China, the world’s biggest bullion consumer, said that it increased its gold reserves by 1.1 percent last month in a drive for more transparency as it pushes for the yuan’s inclusion in the IMF’s currency basket.
Holdings rose to 53.93 million troy ounces from 53.32 million ounces a month earlier, according to data released yesterday by the People’s Bank of China (PBOC).
On July 17, the country ended six years of mystery surrounding its hoard, revealing a 57 percent jump in assets since 2009 and overtaking Russia to become the country with the fifth-largest stash.
The nation is seeking to improve data quality, including the monthly release of reserve figures rather than quarterly. The IMF said earlier this month that more work was needed before deciding whether to grant the yuan reserve status. China devalued the currency this week and announced a shift to a more market-driven exchange rate mechanism.

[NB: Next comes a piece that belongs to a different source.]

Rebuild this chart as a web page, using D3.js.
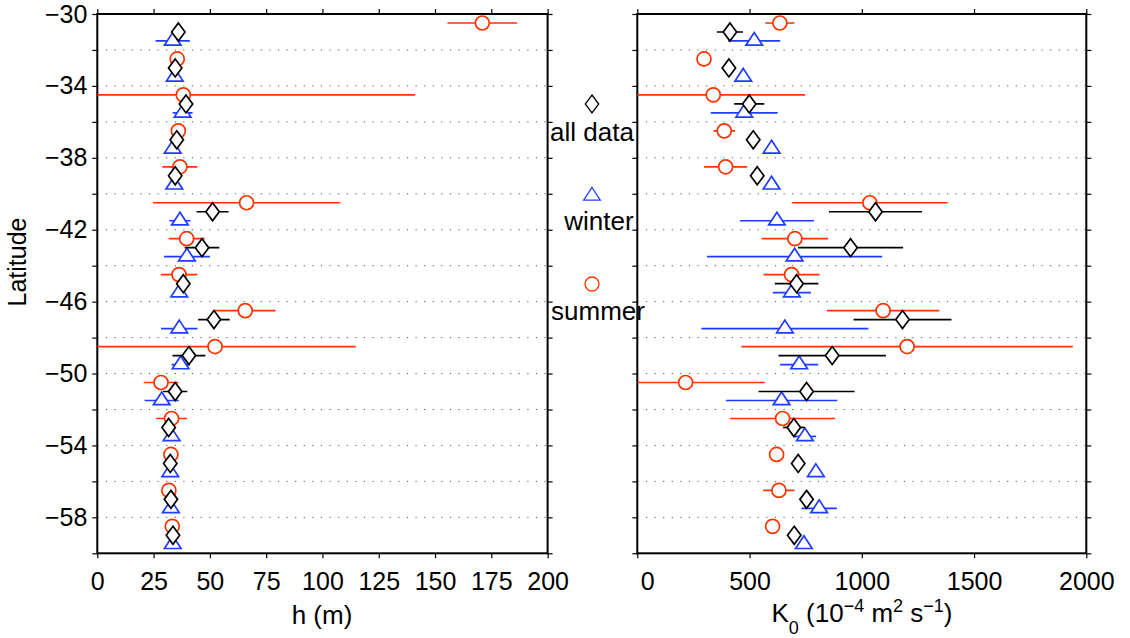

“China’s central bank will continue to buy,” Commtrendz Risk Management Services Ltd director Gnanasekar Thiagarajan said by phone from Mumbai.
“The central bank is diversifying its reserves and some amount of bargain hunting has taken place. The PBOC is trying to make the [yuan] into an international currency,” he said.
Bullion remains a large part of many central banks’ reserves, decades after they stopped using it to back paper money. Stockpiles of the metal help China to diversify its foreign-exchange holdings as the world’s second-largest economy seeks to raise the international profile of its own currency.
The PBOC said on July 17 that it had boosted bullion assets to 53.32 million ounces, or about 1,658 tonnes, up from 1,054 tonnes in 2009, when it last updated the figures.